*Task to carry out*
Look through the data below. Collect every line where the word "matplotlib" occurs.

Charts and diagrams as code
* * *
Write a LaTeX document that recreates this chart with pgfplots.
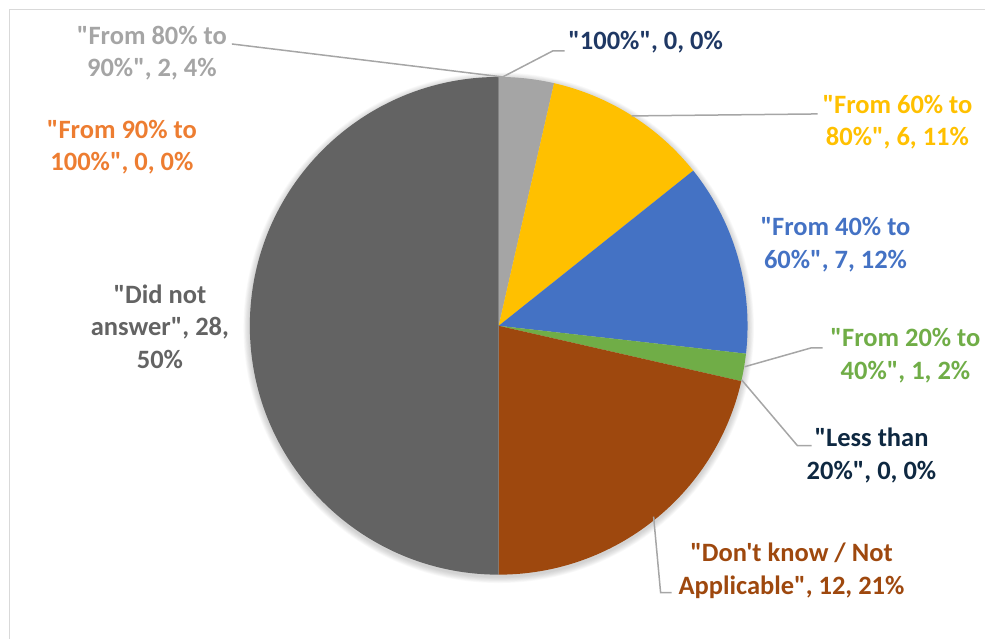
\documentclass[border=0pt]{standalone}
\usepackage{fontspec}
\setmainfont{Carlito}[Ligatures=TeXOff]
\usepackage{pgfplots}
\usepackage{pgfplotstable}
\pgfplotsset{compat=1.18}

% straight quotes, as in the chart
\newcommand\q{\symbol{34}}
\newcommand\ap{\symbol{39}}

% slice colours, in data order
\definecolor{pie0}{HTML}{1F3864}
\definecolor{pie1}{HTML}{A5A5A5}
\definecolor{pie2}{HTML}{FFC000}
\definecolor{pie3}{HTML}{4472C4}
\definecolor{pie4}{HTML}{70AD47}
\definecolor{pie5}{HTML}{0E2841}
\definecolor{pie6}{HTML}{9E480E}
\definecolor{pie7}{HTML}{636363}
\definecolor{pie8}{HTML}{ED7D31}
\definecolor{leader}{HTML}{A6A6A6}
\definecolor{frame}{HTML}{D9D9D9}

% clockwise from 12 o'clock
\pgfplotstableread{
label value
100 0
80to90 2
60to80 6
40to60 7
20to40 1
lt20 0
dontknow 12
noanswer 28
90to100 0
}\piedata
\pgfplotstablecreatecol[create col/expr accum={\pgfmathaccuma+\thisrow{value}}{0}]{cum}\piedata

\begin{document}
\begin{tikzpicture}[
  lbl/.style={font=\fontsize{26.5bp}{32.5bp}\selectfont\bfseries, align=center, inner sep=0pt},
  ]
\begin{axis}[
  width=986bp, height=639bp, scale only axis,
  xmin=0, xmax=986, ymin=0, ymax=639, y dir=reverse,
  axis lines=none, clip=false,
  ]
  \path (axis cs:0,0) rectangle (axis cs:986,639);
  \draw[frame, line width=1.2bp] (axis cs:9.5,639) -- (axis cs:9.5,9.5) -- (axis cs:986,9.5);

  \pgfplotsextra{
    \pgfplotstablegetelem{8}{cum}\of\piedata \let\total\pgfplotsretval
    % soft shadow
    \foreach \k in {1,...,8} {
      \fill[black, opacity=0.025] (axis cs:499,328) circle[radius=249bp+\k*0.8bp];
    }
    \foreach \i in {0,...,8} {
      \pgfplotstablegetelem{\i}{value}\of\piedata \let\v\pgfplotsretval
      \pgfplotstablegetelem{\i}{cum}\of\piedata \let\c\pgfplotsretval
      \pgfmathsetmacro\aS{90-(\c-\v)/\total*360}
      \pgfmathsetmacro\aE{90-\c/\total*360}
      \pgfmathparse{\v>0}
      \ifnum\pgfmathresult=1
        \fill[pie\i] (axis cs:499,326) -- ++(\aS:249bp) arc[start angle=\aS, end angle=\aE, radius=249bp] -- cycle;
      \fi
    }
  }

  % leader lines
  \draw[leader, line width=1.5bp] (axis cs:232,44) -- (axis cs:503,77);
  \draw[leader, line width=1.5bp] (axis cs:565,51) -- (axis cs:553,51) -- (axis cs:503,77);
  \draw[leader, line width=1.5bp] (axis cs:632,116) -- (axis cs:818,114);
  \draw[leader, line width=1.5bp] (axis cs:745,367) -- (axis cs:812,348) -- (axis cs:823,348);
  \draw[leader, line width=1.5bp] (axis cs:742,380) -- (axis cs:798,446) -- (axis cs:812,446);
  \draw[leader, line width=1.5bp] (axis cs:654,517) -- (axis cs:661,593) -- (axis cs:672,593);

  % data labels
  \node[lbl, pie1] at (axis cs:152,53) {\q From 80\% to\\90\%\q, 2, 4\%};
  \node[lbl, pie8] at (axis cs:122,147) {\q From 90\% to\\100\%\q, 0, 0\%};
  \node[lbl, pie0] at (axis cs:646,42) {\q 100\%\q, 0, 0\%};
  \node[lbl, pie2] at (axis cs:898,122) {\q From 60\% to\\80\%\q, 6, 11\%};
  \node[lbl, pie3] at (axis cs:836,245) {\q From 40\% to\\60\%\q, 7, 12\%};
  \node[lbl, pie4] at (axis cs:906,356) {\q From 20\% to\\40\%\q, 1, 2\%};
  \node[lbl, pie5] at (axis cs:872,456) {\q Less than\\20\%\q, 0, 0\%};
  \node[lbl, pie6] at (axis cs:792,571) {\q Don\ap t know / Not\\Applicable\q, 12, 21\%};
  \node[lbl, pie7] at (axis cs:160,327) {\q Did not\\answer\q, 28,\\50\%};
\end{axis}
\end{tikzpicture}
\end{document}
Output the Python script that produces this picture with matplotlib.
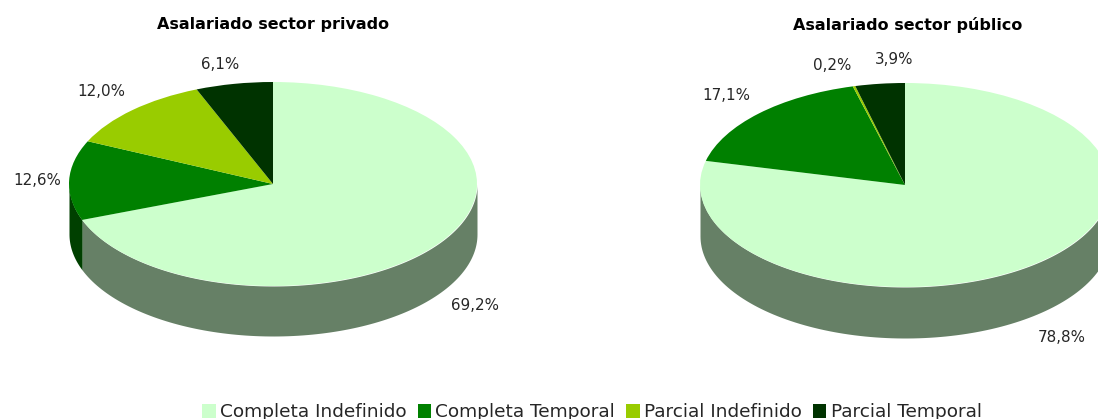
import numpy as np
import matplotlib
matplotlib.use('Agg')
import matplotlib.pyplot as plt
from matplotlib.patches import Patch

W, H = 1098, 419

categories = ['Completa Indefinido', 'Completa Temporal', 'Parcial Indefinido', 'Parcial Temporal']
colors = ['#CCFFCC', '#008000', '#99CC00', '#003300']
side_colors = ['#668066', '#004000', '#4D6600', '#001A00']

privado = [69.2, 12.6, 12.0, 6.1]
publico = [78.8, 17.1, 0.2, 3.9]
privado_labels = ['69,2%', '12,6%', '12,0%', '6,1%']
publico_labels = ['78,8%', '17,1%', '0,2%', '3,9%']

plt.rcParams['font.family'] = ['DejaVu Sans']
text_color = '#262626'

LABEL_SIZE = 10.9
TITLE_SIZE = 11.5

fig = plt.figure(figsize=(W / 100, H / 100), dpi=100)


def pie3d(values, labels, title, cx, cy, rx, ry, depth, label_pos, title_pos):
    ax = fig.add_axes([(cx - rx) / W, 1 - (cy + ry + depth) / H, 2 * rx / W, (2 * ry + depth) / H])
    wedges, _ = ax.pie(values, colors=colors, startangle=90, counterclock=False, radius=1)
    for w in wedges:
        w.set_linewidth(0)
        w.set_clip_on(False)
    ax.set_aspect('auto')
    d = depth / ry
    ax.set_xlim(-1, 1)
    ax.set_ylim(-1 - d, 1)
    ax.axis('off')

    # side wall, only the front half of the rim shows
    total = sum(values)
    start = 0
    for v, c in zip(values, side_colors):
        end = start + v / total * 360
        a = max(start, 90)
        b = min(end, 270)
        if b > a:
            t = np.radians(np.linspace(a, b, 120))
            x = np.sin(t)
            y = np.cos(t)
            ax.fill_between(x, y, y - d, color=c, linewidth=0, clip_on=False, zorder=0)
        start = end

    for s, (px, py) in zip(labels, label_pos):
        fig.text(px / W, 1 - py / H, s, ha='center', va='center', fontsize=LABEL_SIZE, color=text_color)
    fig.text(title_pos[0] / W, 1 - title_pos[1] / H, title, ha='center', va='center',
             fontsize=TITLE_SIZE, fontweight='bold', color='black')


pie3d(privado, privado_labels, 'Asalariado sector privado', 273, 184, 204, 102, 50,
      [(475, 306), (37, 180), (101, 91), (220, 64)], (273, 24))
pie3d(publico, publico_labels, 'Asalariado sector público', 905, 185, 205, 102, 51,
      [(1062, 337), (726, 95), (832, 66), (894, 60)], (908, 25))

handles = [Patch(facecolor=c, edgecolor='none') for c in colors]
fig.legend(handles, categories, ncol=4, loc='lower center', bbox_to_anchor=(592 / W, -2 / H),
           frameon=False, fontsize=13.3, labelcolor=text_color, handlelength=0.72, handleheight=0.8,
           handletextpad=0.22, columnspacing=0.62, borderpad=0, borderaxespad=0)

fig.savefig('out.png', dpi=100)
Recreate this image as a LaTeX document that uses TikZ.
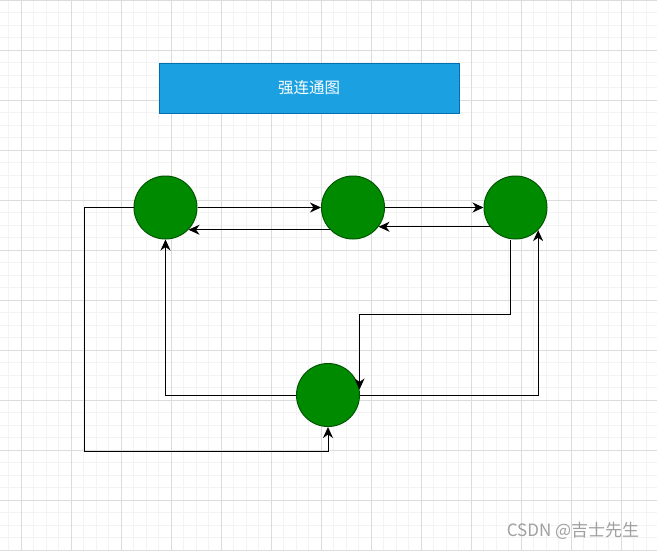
\documentclass[tikz,border=0pt]{standalone}
\usepackage{fontspec}
\newfontfamily\cjk{Noto Sans CJK SC}
\usetikzlibrary{arrows.meta}

\definecolor{gridmajor}{HTML}{DCDCDC}
\definecolor{gridminor}{HTML}{F3F3F3}
\definecolor{boxfill}{HTML}{1BA1E2}
\definecolor{boxdraw}{HTML}{006EAF}
\definecolor{vertexfill}{HTML}{008A00}
\definecolor{vertexdraw}{HTML}{005700}
\definecolor{marktext}{HTML}{A0A0A0}

\tikzset{
  vertex/.style={circle, draw=vertexdraw, fill=vertexfill, minimum size=63pt, inner sep=0pt},
  titlebox/.style={rectangle, draw=boxdraw, fill=boxfill, minimum width=300pt, minimum height=50pt,
    text=white, font=\cjk\fontsize{15.5}{17}\selectfont},
}

\begin{document}
\begin{tikzpicture}[x=1pt, y=-1pt, line width=1pt, >={Stealth[length=11pt,width=10pt,inset=3.5pt]}]
    \useasboundingbox (0,0) rectangle (657,550);
    \fill[white] (0,0) rectangle (657,550);
    % grid
    \foreach \i in {0,...,52} \draw[gridminor, line width=0.8pt] (8.8+12.5*\i,0) -- ++(0,550);
    \foreach \i in {0,...,44} \draw[gridminor, line width=0.8pt] (0,12.5*\i) -- ++(657,0);
    \foreach \i in {0,...,13} \draw[gridmajor, line width=0.8pt] (21.3+50*\i,0) -- ++(0,550);
    \foreach \i in {0,...,11} \draw[gridmajor, line width=0.8pt] (0,0.5+50*\i) -- ++(657,0);

    \node[titlebox] (title) at (309,88) {强连通图};
    \node[vertex] (v1) at (165.5,207.5) {};
    \node[vertex] (v2) at (353,207.5) {};
    \node[vertex] (v3) at (515.5,207.5) {};
    \node[vertex] (v4) at (328,395) {};

    \path (v1) edge [->] (v2);
    \path (v2.224) edge [->] (v1.-44);
    \path (v2) edge [->] (v3);
    \path (v3.217) edge [->] (v2.-37);
    \draw[->] (v1.west) -| ++(-49,244) -| (v4.south);
    \draw[->] (v4.west) -| (v1.south);
    \draw[->] ([xshift=-5pt]v3.south) -- ++(0,75) -| (v4.10);
    \draw[->] (v4.east) -| (v3.-45);

    \node[text=marktext, font=\cjk\fontsize{17}{19}\selectfont] (mark) at (573,531) {CSDN @吉士先生};
\end{tikzpicture}
\end{document}
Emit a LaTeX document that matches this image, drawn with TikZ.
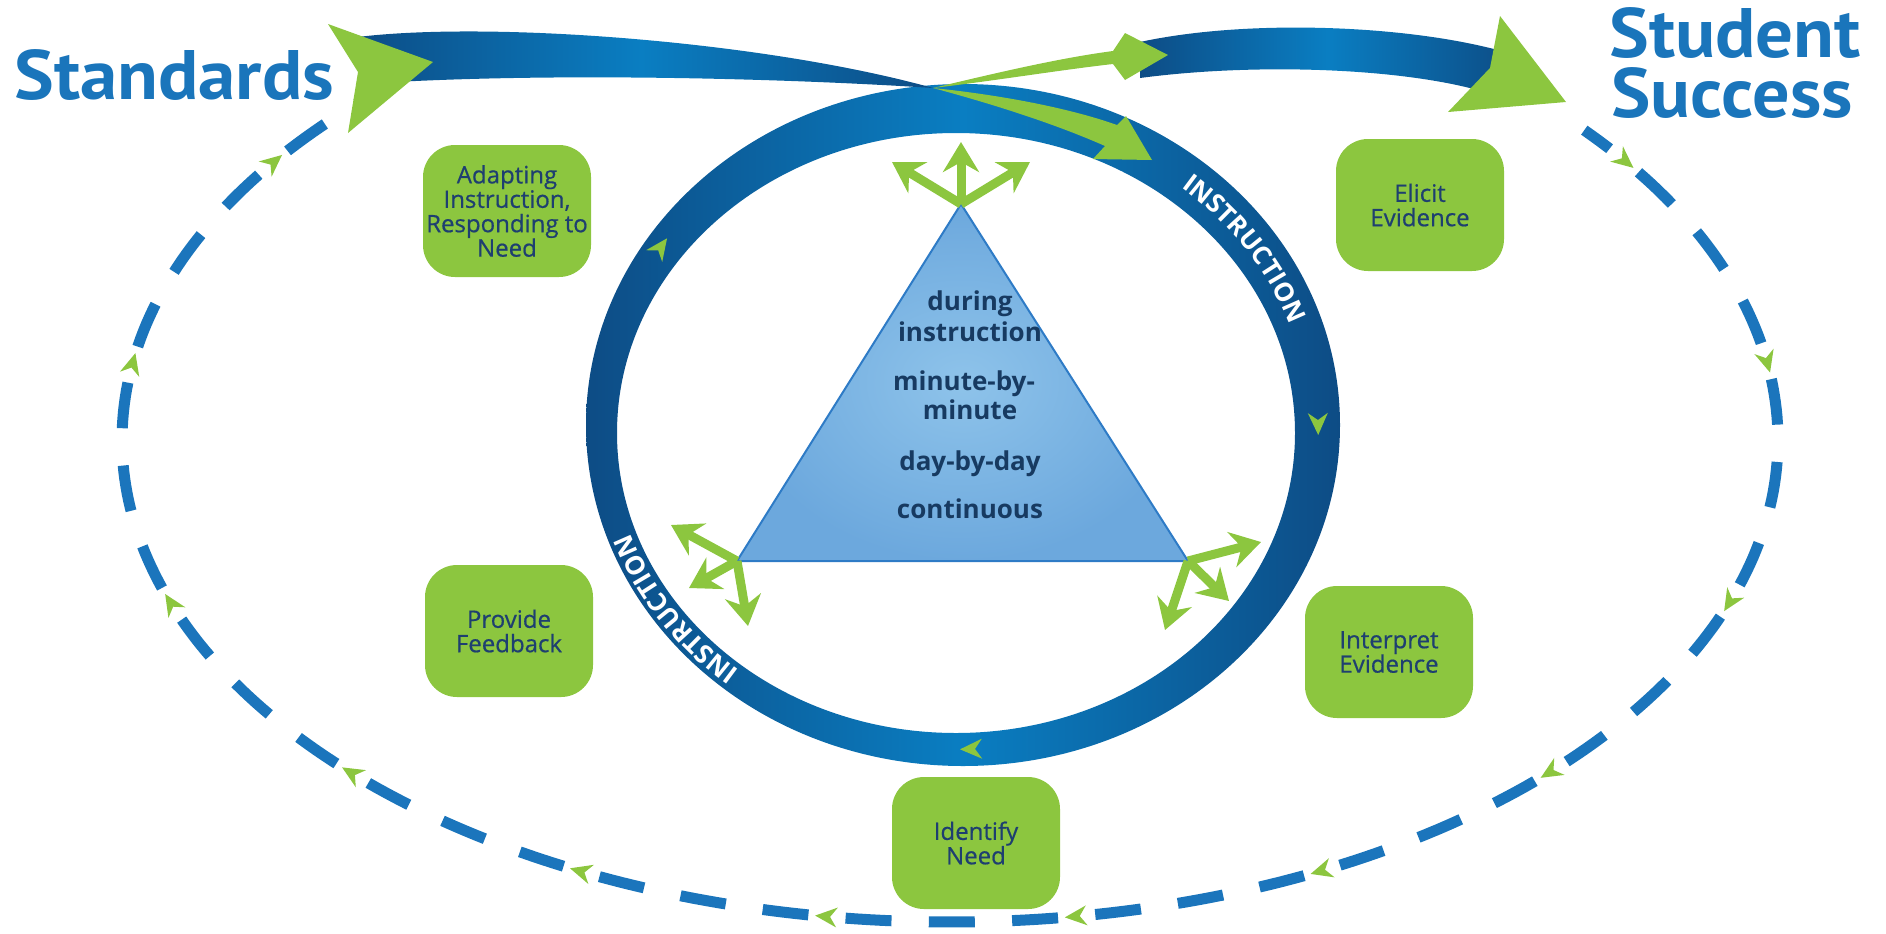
* * *
*Answer for the task*
Output the Python script that produces this picture with matplotlib.
import matplotlib
matplotlib.use('Agg')
import matplotlib.pyplot as plt
from matplotlib.patches import Patch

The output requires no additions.